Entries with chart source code

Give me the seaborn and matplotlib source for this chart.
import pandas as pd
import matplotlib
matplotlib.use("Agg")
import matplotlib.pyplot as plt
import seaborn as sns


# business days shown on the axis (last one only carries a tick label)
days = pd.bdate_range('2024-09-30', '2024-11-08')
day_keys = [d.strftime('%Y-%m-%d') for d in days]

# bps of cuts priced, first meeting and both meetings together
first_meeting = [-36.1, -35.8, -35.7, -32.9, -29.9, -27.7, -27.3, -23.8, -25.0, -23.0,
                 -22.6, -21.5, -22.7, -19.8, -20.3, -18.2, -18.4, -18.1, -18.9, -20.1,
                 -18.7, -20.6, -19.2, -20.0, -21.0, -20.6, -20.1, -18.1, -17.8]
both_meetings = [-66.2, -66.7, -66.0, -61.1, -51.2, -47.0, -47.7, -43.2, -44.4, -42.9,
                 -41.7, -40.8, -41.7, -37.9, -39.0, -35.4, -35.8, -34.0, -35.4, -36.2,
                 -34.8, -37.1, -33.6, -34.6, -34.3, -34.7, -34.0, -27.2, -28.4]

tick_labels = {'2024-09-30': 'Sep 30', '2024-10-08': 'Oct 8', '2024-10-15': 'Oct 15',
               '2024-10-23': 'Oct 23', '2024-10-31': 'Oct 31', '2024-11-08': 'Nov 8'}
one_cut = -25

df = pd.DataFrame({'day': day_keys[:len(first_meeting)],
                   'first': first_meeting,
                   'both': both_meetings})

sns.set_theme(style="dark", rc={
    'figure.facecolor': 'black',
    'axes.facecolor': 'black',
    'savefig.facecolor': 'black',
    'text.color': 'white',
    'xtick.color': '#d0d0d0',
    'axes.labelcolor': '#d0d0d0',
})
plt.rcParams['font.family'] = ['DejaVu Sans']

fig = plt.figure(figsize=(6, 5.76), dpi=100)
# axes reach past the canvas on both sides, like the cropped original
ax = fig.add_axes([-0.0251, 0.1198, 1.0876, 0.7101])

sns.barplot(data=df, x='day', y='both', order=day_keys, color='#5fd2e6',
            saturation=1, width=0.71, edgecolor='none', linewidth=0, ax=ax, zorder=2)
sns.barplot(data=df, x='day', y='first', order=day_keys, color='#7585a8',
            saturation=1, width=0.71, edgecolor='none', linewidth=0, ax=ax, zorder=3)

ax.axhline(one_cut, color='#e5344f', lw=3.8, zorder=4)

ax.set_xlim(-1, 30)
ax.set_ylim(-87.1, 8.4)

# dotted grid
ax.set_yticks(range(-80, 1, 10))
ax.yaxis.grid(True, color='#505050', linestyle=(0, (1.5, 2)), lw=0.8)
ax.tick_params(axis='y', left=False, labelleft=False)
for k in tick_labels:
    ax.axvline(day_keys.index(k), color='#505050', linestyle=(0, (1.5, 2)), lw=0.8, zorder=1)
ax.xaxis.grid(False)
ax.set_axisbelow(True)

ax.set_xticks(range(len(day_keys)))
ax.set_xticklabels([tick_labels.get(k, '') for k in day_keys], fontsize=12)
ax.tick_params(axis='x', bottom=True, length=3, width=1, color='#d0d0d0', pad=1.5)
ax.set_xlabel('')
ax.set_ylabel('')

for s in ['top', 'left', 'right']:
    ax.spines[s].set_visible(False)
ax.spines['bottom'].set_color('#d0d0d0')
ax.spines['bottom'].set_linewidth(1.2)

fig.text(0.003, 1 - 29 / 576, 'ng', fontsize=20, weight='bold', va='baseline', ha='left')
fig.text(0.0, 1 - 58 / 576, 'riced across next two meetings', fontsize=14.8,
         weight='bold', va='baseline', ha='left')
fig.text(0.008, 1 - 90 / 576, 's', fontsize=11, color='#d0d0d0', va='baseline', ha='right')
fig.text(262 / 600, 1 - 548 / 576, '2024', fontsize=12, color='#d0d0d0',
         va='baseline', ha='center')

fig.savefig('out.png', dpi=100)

--

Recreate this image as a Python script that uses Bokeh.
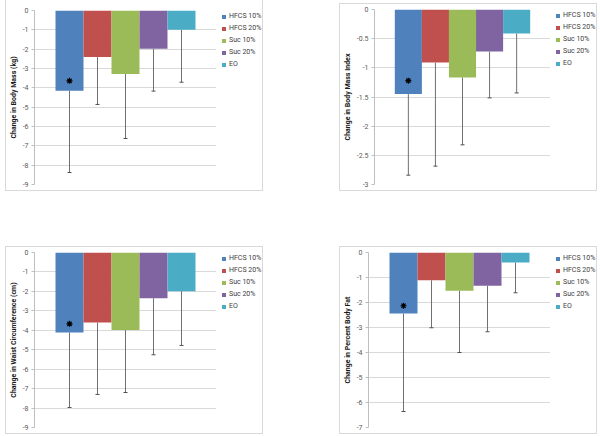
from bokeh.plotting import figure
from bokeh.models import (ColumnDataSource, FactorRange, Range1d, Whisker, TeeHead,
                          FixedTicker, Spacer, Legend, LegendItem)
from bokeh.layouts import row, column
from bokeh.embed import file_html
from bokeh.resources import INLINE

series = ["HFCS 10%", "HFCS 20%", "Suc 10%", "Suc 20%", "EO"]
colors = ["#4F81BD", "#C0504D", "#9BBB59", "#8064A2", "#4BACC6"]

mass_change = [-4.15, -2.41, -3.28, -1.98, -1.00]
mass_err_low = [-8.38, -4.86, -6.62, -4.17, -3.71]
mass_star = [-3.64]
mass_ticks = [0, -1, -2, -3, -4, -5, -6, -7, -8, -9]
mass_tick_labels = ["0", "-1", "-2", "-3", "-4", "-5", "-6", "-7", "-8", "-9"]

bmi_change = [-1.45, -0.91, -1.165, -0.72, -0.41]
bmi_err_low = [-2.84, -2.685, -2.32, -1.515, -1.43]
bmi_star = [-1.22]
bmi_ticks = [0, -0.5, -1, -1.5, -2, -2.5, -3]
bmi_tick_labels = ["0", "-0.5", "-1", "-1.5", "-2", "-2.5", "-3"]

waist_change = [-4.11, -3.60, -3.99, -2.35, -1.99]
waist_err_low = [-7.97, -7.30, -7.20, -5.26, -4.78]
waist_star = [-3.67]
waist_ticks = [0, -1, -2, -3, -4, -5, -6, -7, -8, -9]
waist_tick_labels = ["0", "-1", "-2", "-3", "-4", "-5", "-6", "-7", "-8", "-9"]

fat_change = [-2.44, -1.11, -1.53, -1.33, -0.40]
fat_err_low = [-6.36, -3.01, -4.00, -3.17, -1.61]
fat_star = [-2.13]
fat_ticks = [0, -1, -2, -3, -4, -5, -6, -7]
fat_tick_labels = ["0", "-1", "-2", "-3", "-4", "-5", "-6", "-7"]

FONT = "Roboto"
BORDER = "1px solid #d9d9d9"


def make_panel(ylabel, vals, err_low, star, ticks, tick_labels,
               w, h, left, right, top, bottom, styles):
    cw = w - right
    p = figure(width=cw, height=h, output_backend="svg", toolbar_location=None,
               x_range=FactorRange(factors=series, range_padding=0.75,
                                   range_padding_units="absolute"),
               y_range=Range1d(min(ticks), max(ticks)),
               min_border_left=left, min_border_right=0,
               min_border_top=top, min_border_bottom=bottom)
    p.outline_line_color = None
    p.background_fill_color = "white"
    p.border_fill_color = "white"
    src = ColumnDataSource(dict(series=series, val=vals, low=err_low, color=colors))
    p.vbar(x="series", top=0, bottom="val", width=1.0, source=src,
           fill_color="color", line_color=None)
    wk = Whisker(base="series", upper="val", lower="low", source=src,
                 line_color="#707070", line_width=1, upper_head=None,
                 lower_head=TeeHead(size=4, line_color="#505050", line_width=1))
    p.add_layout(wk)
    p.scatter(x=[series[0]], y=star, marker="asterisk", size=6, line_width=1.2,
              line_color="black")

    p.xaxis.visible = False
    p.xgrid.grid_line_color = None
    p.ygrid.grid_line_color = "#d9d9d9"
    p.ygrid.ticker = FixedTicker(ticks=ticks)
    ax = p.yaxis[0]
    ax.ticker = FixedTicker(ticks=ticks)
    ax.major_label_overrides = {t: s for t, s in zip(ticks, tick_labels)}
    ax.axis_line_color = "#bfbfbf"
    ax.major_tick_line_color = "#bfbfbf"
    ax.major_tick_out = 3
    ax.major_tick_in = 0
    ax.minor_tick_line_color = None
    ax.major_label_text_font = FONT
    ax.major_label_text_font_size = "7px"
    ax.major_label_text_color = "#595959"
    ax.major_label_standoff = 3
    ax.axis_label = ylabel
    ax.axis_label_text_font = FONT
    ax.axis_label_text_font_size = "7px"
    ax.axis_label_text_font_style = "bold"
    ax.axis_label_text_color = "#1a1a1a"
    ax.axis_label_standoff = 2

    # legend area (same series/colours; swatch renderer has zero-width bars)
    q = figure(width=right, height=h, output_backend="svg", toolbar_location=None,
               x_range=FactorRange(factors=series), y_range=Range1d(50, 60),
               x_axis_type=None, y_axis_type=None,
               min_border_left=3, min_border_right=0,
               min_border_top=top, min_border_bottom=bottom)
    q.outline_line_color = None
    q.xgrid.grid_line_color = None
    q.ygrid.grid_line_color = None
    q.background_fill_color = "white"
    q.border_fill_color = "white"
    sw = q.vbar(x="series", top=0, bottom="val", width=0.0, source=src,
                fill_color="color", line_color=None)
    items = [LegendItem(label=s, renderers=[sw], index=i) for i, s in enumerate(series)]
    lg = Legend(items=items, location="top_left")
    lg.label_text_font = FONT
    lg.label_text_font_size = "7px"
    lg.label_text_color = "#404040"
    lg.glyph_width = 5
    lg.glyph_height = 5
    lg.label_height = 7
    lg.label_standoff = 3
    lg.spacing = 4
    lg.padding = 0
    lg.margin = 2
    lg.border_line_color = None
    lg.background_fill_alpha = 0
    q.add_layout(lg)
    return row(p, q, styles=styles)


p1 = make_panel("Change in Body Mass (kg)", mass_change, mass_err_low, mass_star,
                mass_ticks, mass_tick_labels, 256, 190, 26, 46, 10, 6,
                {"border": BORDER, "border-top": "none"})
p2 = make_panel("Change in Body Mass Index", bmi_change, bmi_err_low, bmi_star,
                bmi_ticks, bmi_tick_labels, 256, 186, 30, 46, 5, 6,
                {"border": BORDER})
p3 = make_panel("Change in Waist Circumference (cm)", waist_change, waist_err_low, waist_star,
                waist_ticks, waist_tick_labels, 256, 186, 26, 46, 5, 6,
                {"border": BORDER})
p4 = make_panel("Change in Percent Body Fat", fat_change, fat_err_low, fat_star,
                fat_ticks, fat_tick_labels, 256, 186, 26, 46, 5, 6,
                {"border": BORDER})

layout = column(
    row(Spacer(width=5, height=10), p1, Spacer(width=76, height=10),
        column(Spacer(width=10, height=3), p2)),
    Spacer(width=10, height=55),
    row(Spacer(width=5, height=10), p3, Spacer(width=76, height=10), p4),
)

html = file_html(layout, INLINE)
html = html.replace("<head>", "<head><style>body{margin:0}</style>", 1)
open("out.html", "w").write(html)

• **CHALLENGE**:
Output exactly the lines running from the line containing "Give me the" through the line containing "import seaborn as sns", and only those lines.

• **RESULT**:
Give me the seaborn and matplotlib source for this chart.
import pandas as pd
import matplotlib
matplotlib.use("Agg")
import matplotlib.pyplot as plt
import seaborn as sns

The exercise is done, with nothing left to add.